Posted: Sat Apr 15, 2017 4:50 am
by Lunasole
Well I was angry when yesterday got tired of my own dirty code in that tool (to be exact, it annoyed me when returned incorrect results for one file), so decided to spend some time and make it better ^_^

Just uploaded v.1.0.0.7 where XML processing is made more thoughtful, also now it generates set of nested structures representing whole tree (instead of separated structures previously), provides extra info about arrays and attributes (useful sometimes), and just should work correct with any XML, unlike previous version.

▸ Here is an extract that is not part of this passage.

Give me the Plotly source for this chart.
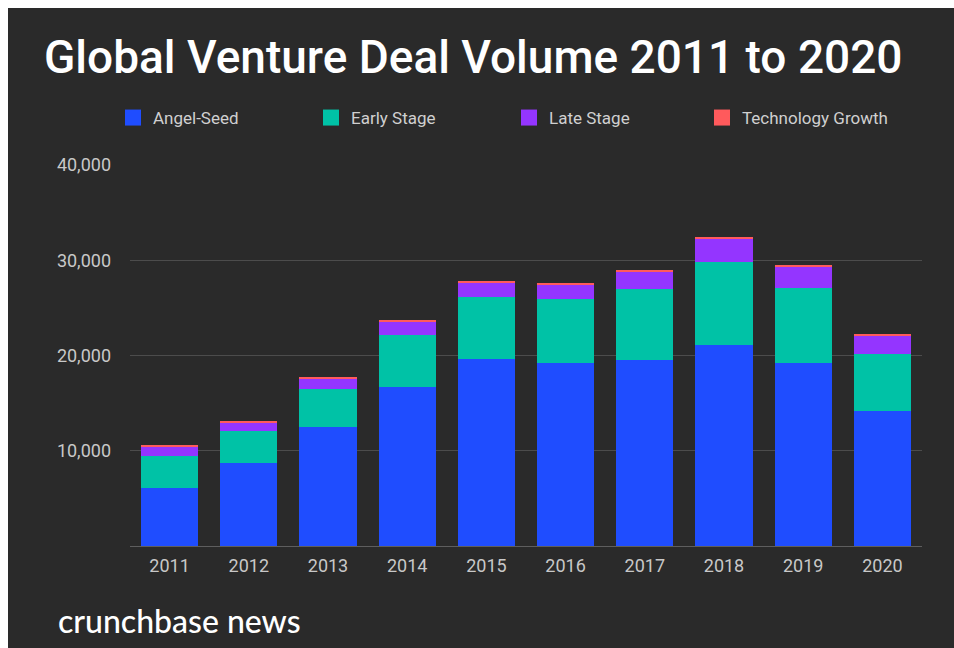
import plotly.graph_objects as go

# Deal counts by stage, 2011-2020
years = ["2011", "2012", "2013", "2014", "2015", "2016", "2017", "2018", "2019", "2020"]
angel_seed = [6100, 8700, 12500, 16700, 19610, 19190, 19500, 21080, 19190, 14180]
early_stage = [3300, 3330, 4030, 5470, 6570, 6780, 7520, 8740, 7860, 5960]
late_stage = [950, 880, 1050, 1330, 1430, 1470, 1750, 2390, 2240, 1940]
tech_growth = [220, 210, 210, 210, 210, 210, 180, 210, 210, 210]

y_ticks = [10000, 20000, 30000, 40000]

series = [
    ("Angel-Seed", angel_seed, "#1f4dff"),
    ("Early Stage", early_stage, "#00c2a6"),
    ("Late Stage", late_stage, "#9435ff"),
    ("Technology Growth", tech_growth, "#ff5a5c"),
]

W, H = 954, 648
L, R, T, B = 130, 32, 165, 102
PW, PH = W - L - R, H - T - B


def px_x(px):
    return (px - L) / PW


def px_y(py):
    return (H - B - py) / PH


BG = "#2a2a2a"
LEGEND_FONT = dict(family="Roboto", size=17, color="#d0d0d0")
# left edge of each legend entry, in pixels
legend_left = [113, 311, 509, 702]

fig = go.Figure()
for name, vals, color in series:
    fig.add_trace(go.Bar(
        x=years, y=vals, name=name, showlegend=False,
        marker=dict(color=color, line=dict(width=0)),
    ))

# legend entries with larger square swatches, one legend box per entry
legend_layouts = {}
for i, (name, vals, color) in enumerate(series):
    key = "legend" if i == 0 else f"legend{i + 1}"
    fig.add_trace(go.Scatter(
        x=[None], y=[None], name=name, mode="markers", legend=key,
        marker=dict(symbol="square", size=16, color=color, line=dict(width=0)),
    ))
    legend_layouts[key] = dict(
        orientation="h",
        x=px_x(legend_left[i]), xanchor="left",
        y=px_y(118), yanchor="middle",
        font=LEGEND_FONT, bgcolor="rgba(0,0,0,0)",
    )

fig.update_layout(
    width=W, height=H,
    margin=dict(l=L, r=R, t=T, b=B),
    paper_bgcolor="white",
    plot_bgcolor="rgba(0,0,0,0)",
    barmode="stack",
    bargap=0.28,
    showlegend=True,
    xaxis=dict(
        showgrid=False, showline=False, zeroline=False,
        tickfont=dict(family="Roboto", size=18, color="#c8c8c8"),
        ticks="", ticklabelstandoff=7,
    ),
    yaxis=dict(
        range=[0, 40000], tickvals=y_ticks, tickformat=",",
        showgrid=True, gridcolor="#4c4c4c", gridwidth=1,
        zeroline=True, zerolinecolor="#5e5e5e", zerolinewidth=1,
        showline=False, ticks="", ticklabelstandoff=18,
        tickfont=dict(family="Roboto", size=18, color="#c8c8c8"),
    ),
    shapes=[
        dict(type="rect", xref="paper", yref="paper", layer="below",
             x0=px_x(8), x1=px_x(W), y0=px_y(H), y1=px_y(8),
             fillcolor=BG, line=dict(width=0)),
    ],
    annotations=[
        dict(text="Global Venture Deal Volume 2011 to 2020",
             xref="paper", yref="paper", x=px_x(42), y=px_y(57),
             xanchor="left", yanchor="middle", showarrow=False,
             font=dict(family="Roboto", size=46, color="white", weight=500)),
        dict(text="crunchbase news",
             xref="paper", yref="paper", x=px_x(56), y=px_y(620),
             xanchor="left", yanchor="middle", showarrow=False,
             font=dict(family="Lato", size=32, color="white", weight=500)),
    ],
    **legend_layouts,
)

fig.write_html("out.html")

Here is for example result for file "PB\Examples\Sources\Data\ui.xml"

Input:

Code: Select all

<?xml version="1.0"?>

<!-- Window -->
<window id="0" name="hello" text="Window" minwidth="auto" minheight="auto" flags="#PB_Window_SizeGadget | #PB_Window_MaximizeGadget | #PB_Window_MinimizeGadget">
  <hbox expand="item:2">
    <vbox expand="no">
      <checkbox name="OneInstanceCheckbox" text="Run only one instance ?" disabled="yes" Flags=""/>
      <progressbar height="25"/>
      <trackbar invisible="no" Flags="#PB_TrackBar_Ticks" height="25"/>
      <option text="option 1" name="option1"/>
      <option text="option 2"/>
      <checkbox name="EnableAlphaBlendingCheckbox" text="Enable alpha-blending" Flags="" onevent="EnableAlphaBlendingEvent()"/>
      <option text="scale x2" name="scale"/>
      <option text="scale x3"/>
    </vbox>
    <editor name="editor" width="200" height="50"/>
  </hbox>
</window>
Output:

Code: Select all

; /window/hbox/vbox
; attributes: expand
Structure XML_VBOX
	checkbox.s        ; [] attributes: text,flags,disabled,name,onevent
	option.s          ; [] attributes: text,name
	progressbar.s     ;    attributes: height
	trackbar.s        ;    attributes: height,flags,invisible
EndStructure

; /window/hbox
; attributes: expand
Structure XML_HBOX
	editor.s          ;    attributes: height,width,name
	vbox.XML_VBOX     ;    attributes: expand
EndStructure

; /window
; attributes: id,text,flags,name,minwidth,minheight
Structure XML_WINDOW
	hbox.XML_HBOX     ;    attributes: expand
EndStructure

; /
Structure XML_MAIN
	window.XML_WINDOW ;    attributes: id,text,flags,name,minwidth,minheight
EndStructure

For me this stuff is usable when parsing unknown XML (especially large), I'll be glad if someone else tell about this tool usage (or about better way to do what it does ^^)

Re: XML structure generator

Posted: Tue Mar 01, 2022 9:09 pm
by dagcrack
Very handy thanks for sharing!
Seems to have issues with certain files where equally named structures with different elements are repeated, I could supply with sample files if you'd be willing to revisit the code. Otherwise very useful as-is for most schemas.